Starting point is 00:11:58 First of all, the politics of the deal. This isn't a political show, so I don't want to get too deep into this. But this is very clearly a victory for the moderate wings of both parties. McCarthy is dragging along the GOP's Freedom Caucus, even if they kick and holler as they come. And especially if we see more defections from that caucus, it makes the people who are still screaming seem more marginalized on the outside. Same goes for the progressive wing the Democrats.

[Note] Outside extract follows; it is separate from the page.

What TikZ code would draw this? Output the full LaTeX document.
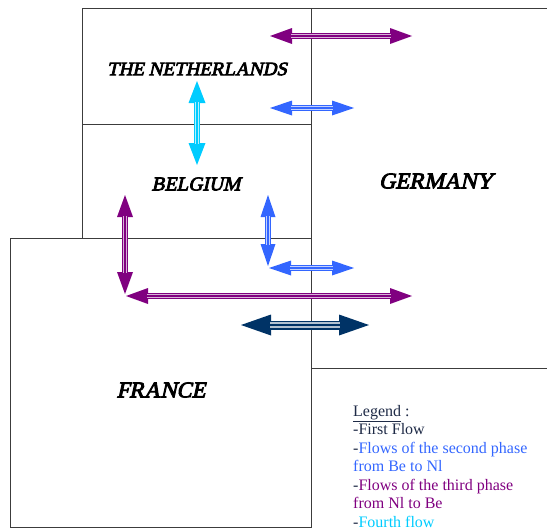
\documentclass[tikz,border=0pt]{standalone}
\usepackage{fontspec}
\setmainfont{Liberation Serif}
\newfontfamily\labelfont{Liberation Serif}[FakeSlant=0.22, FakeBold=4]
\usetikzlibrary{arrows.meta}

\definecolor{flowpurple}{RGB}{128,0,128}
\definecolor{flowblue}{RGB}{51,102,255}
\definecolor{flowcyan}{RGB}{0,204,255}
\definecolor{flownavy}{RGB}{0,51,102}
\definecolor{legendnavy}{RGB}{30,42,70}
\definecolor{bordergray}{RGB}{60,60,60}

% flow arrow: colour, shaft width, tip length, tip width, from, to
\newcommand{\flow}[6]{
  \draw[#1, line width=#2, {Triangle[length=#3, width=#4, line width=0pt]}-{Triangle[length=#3, width=#4, line width=0pt]}] (#5) -- (#6);
  \draw[#1!30, line width=0.6*#2, shorten <=#3-1pt, shorten >=#3-1pt] (#5) -- (#6);
  \draw[#1, line width=0.2*#2, shorten <=#3-1pt, shorten >=#3-1pt] (#5) -- (#6);
}

\tikzset{
  border/.style={draw=bordergray, line width=1pt},
  country/.style={font=\labelfont\fontsize{#1}{#1}\selectfont, inner sep=0pt},
  legendline/.style={anchor=base west, inner sep=0pt, text=legendnavy,
    font=\fontsize{16}{18}\selectfont}
}

\begin{document}
\begin{tikzpicture}[x=1pt, y=-1pt]
    \useasboundingbox (0,0) rectangle (547,530);

    % Pays
    \draw[border] (82,8) rectangle (311,124);
    \draw[border] (82,124) rectangle (311,238);
    \draw[border] (10,238) rectangle (311,527);
    \draw[border] (311,8) rectangle (550,368);

    \node[country=19] (nl) at (197,69) {THE NETHERLANDS};
    \node[country=19.5] (be) at (196,184) {BELGIUM};
    \node[country=22.5] (de) at (436,181) {GERMANY};
    \node[country=22.5] (fr) at (161,390) {FRANCE};

    % Extrémités des flux
    \coordinate (pt1) at (270,36);   \coordinate (pt2) at (412,36);
    \coordinate (bt1) at (270,108);  \coordinate (bt2) at (354,108);
    \coordinate (cy1) at (197,81);   \coordinate (cy2) at (197,165);
    \coordinate (pv1) at (125,195);  \coordinate (pv2) at (125,294);
    \coordinate (ph1) at (126,296);  \coordinate (ph2) at (412,296);
    \coordinate (bv1) at (268,195);  \coordinate (bv2) at (268,266);
    \coordinate (bh1) at (269,268);  \coordinate (bh2) at (354,268);
    \coordinate (nv1) at (241,325);  \coordinate (nv2) at (369,325);

    % Flux
    \flow{flowpurple}{6pt}{22pt}{16pt}{pt1}{pt2}
    \flow{flowblue}{6pt}{22pt}{15pt}{bt1}{bt2}
    \flow{flowcyan}{6pt}{22pt}{17pt}{cy1}{cy2}
    \flow{flowpurple}{6pt}{22pt}{16pt}{pv1}{pv2}
    \flow{flowpurple}{6pt}{22pt}{16pt}{ph1}{ph2}
    \flow{flowblue}{6pt}{22pt}{15pt}{bv1}{bv2}
    \flow{flowblue}{6pt}{22pt}{15pt}{bh1}{bh2}
    \flow{flownavy}{9pt}{30pt}{21pt}{nv1}{nv2}

    % Légende
    \foreach \ypos/\txt [count=\i] in {
        416/{\underline{Legend} :},
        434.5/{-First Flow},
        453/{-\textcolor{flowblue}{Flows of the second phase}},
        471.5/{\textcolor{flowblue}{from Be to Nl}},
        490/{-\textcolor{flowpurple}{Flows of the third phase}},
        508.5/{\textcolor{flowpurple}{from Nl to Be}},
        527/{-\textcolor{flowcyan}{Fourth flow}}}
      \node[legendline] (leg\i) at (353,\ypos) {\txt};
\end{tikzpicture}
\end{document}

Starting point is 00:12:22 So far at least, it seems like that cohort is comfortable having the institutions like the Sierra Club make the big critiques rather than actually standing on their soapboxes themselves. Perhaps that's because they have a stronger sense of the importance of getting this deal done at basically any cost. Now, what about the actual short-term economic impact? I think fairly unsurprisingly, Lynn Alden has the right of it when she looks to the actual mechanics of how the Treasury coffers are going to be refilled. I think there is a real risk in which we go from a scenario in which extraordinary policies from the Treasury in order to offset default have been
Starting point is 00:12:54 offsetting quantitative tightening to a situation in which quantitative tightening and treasury coffer refilling are happening at the same time. If that is the case, we could have a scenario where any benefit to the mental condition of the markets is offset by just the change in liquidity conditions. Then, of course, there's the longer term, the argument that this is just kicking the can down the field. Obviously, I think many Bitcoiners will have extreme resonance with this position, and frankly, after watching this debate transpire, even if it was a short-term victory for the moderates, it's not exactly clear what the medium ground for this is going to be in terms of actually solving the underlying issues here. It continues to feel like we are in a prelude to some much more
Starting point is 00:13:32 seismic change kind of moment. So far, the big macro stories of 2023 have been bank failures and turbulence, and the U.S. government almost defaulting on its debt. It's a rough time, in other words, to be in the Fiat regime, and you've got to think that a lot of Bitcoiners are sleeping a little bit more soundly at night. Unfortunately, I think we will have all too many chances in the months to come to discuss what happens next. But for now, the deal is that a debt-sealing deal seems to have been reached, and so we can move on to the next thing.
Starting point is 00:14:01 Thanks as always for listening, and until tomorrow, be safe and take care of each other. Peace.